Will Congress Help Us???

             The tax cuts instituted under President Bush are going to expire at the end of this year.  Maybe you believe those in Washington will extend the current tax law, but that would take an act of Congress.   If they’re not extended, how serious will this be to the average person? How will this tax increase of $2.4 trillion affect the average tax payer?

             This lack of repeal will increase taxes for 17 million seniors an average of $2,034 per year according to the Heritage Foundation, a Washington D.C. non-profit think tank.  That is approximately $170 per month!  Many seniors will find themselves dipping into savings to pay the taxes, if they have savings at all.

             For 42 million families with children, the average tax impact will be an additional $175 each month.  In my experience of working with families, few have the reserves in their budget to be able to afford this additional tax increase.  This will further slow the economy in all likelihood. 

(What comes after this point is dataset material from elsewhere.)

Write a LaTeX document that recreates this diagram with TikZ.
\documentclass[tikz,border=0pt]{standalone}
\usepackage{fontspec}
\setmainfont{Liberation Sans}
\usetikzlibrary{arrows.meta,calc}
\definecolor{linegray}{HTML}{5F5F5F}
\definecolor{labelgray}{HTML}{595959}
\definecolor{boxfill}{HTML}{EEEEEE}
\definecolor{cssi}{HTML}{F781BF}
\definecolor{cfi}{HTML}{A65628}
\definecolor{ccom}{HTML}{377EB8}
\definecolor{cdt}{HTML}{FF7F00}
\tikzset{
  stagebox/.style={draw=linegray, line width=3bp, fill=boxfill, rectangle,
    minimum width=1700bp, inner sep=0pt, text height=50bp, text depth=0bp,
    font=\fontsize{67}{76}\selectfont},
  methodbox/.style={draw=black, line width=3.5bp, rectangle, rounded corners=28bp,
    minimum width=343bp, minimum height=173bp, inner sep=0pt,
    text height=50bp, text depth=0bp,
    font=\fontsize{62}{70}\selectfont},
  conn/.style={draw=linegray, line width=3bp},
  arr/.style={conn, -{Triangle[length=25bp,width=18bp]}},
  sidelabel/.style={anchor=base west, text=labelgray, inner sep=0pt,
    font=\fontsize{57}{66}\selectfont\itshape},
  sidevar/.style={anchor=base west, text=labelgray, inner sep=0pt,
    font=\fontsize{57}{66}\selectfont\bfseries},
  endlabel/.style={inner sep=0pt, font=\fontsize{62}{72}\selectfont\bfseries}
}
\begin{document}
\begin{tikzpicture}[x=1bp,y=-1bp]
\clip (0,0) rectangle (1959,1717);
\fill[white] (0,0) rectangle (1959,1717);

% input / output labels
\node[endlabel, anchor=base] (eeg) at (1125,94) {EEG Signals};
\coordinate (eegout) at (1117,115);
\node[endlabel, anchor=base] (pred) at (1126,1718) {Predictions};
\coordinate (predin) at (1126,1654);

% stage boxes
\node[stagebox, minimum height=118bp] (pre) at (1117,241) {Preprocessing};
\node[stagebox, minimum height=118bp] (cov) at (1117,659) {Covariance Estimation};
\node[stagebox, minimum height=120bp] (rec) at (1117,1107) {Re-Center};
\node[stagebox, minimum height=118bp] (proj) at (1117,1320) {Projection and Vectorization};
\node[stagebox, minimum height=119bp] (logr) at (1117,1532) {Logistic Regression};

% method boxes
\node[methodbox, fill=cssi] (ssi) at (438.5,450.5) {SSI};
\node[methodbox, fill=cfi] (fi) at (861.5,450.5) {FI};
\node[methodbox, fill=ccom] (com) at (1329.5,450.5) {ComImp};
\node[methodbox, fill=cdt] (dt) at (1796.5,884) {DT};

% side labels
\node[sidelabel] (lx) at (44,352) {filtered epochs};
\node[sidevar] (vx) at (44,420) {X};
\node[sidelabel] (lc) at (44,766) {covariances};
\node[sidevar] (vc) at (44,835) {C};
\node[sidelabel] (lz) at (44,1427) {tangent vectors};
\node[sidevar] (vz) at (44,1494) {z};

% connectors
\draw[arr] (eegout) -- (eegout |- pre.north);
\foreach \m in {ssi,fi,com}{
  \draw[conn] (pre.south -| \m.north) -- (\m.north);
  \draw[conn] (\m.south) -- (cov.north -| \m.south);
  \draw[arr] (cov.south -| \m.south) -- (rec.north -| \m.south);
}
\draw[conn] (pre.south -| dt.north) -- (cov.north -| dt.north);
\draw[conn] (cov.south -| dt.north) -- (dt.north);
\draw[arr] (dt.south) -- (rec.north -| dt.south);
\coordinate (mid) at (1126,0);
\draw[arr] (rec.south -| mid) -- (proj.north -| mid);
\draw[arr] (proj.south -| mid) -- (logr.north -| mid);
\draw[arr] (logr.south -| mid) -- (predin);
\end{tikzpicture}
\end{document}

             Business owners will also see tax increases. Many of the 26 million small businesses in the US today are already struggling with the decline in revenue caused by the weakening economy.  Many will be forced to close their doors if they see an estimated tax increase of $3,637 per year. In addition, the death tax, which is the leading cause of termination of successful small businesses, will be reinstated.

              Finally, the marriage penalty tax will be reestablished, forcing married couples to pay more in taxes than single taxpayers.  In the year 2000 the average cost for couples punished by the marriage penalty tax was $1480 per year.  It is estimated that 44 million people will be affected by this tax increase.

             The Wall Street Journal has described this as “the biggest tax increase in our nation’s history.”  What most people fail to remember is that right after the Bush tax cuts were implemented, state and city governments immediately raised taxes and many of the federal funds for the states and cities were cut off.   Those high state and city taxes are still in place to this day.  Adding to the taxes that already exist will result in a substantial burden for individuals, families, seniors and businesses.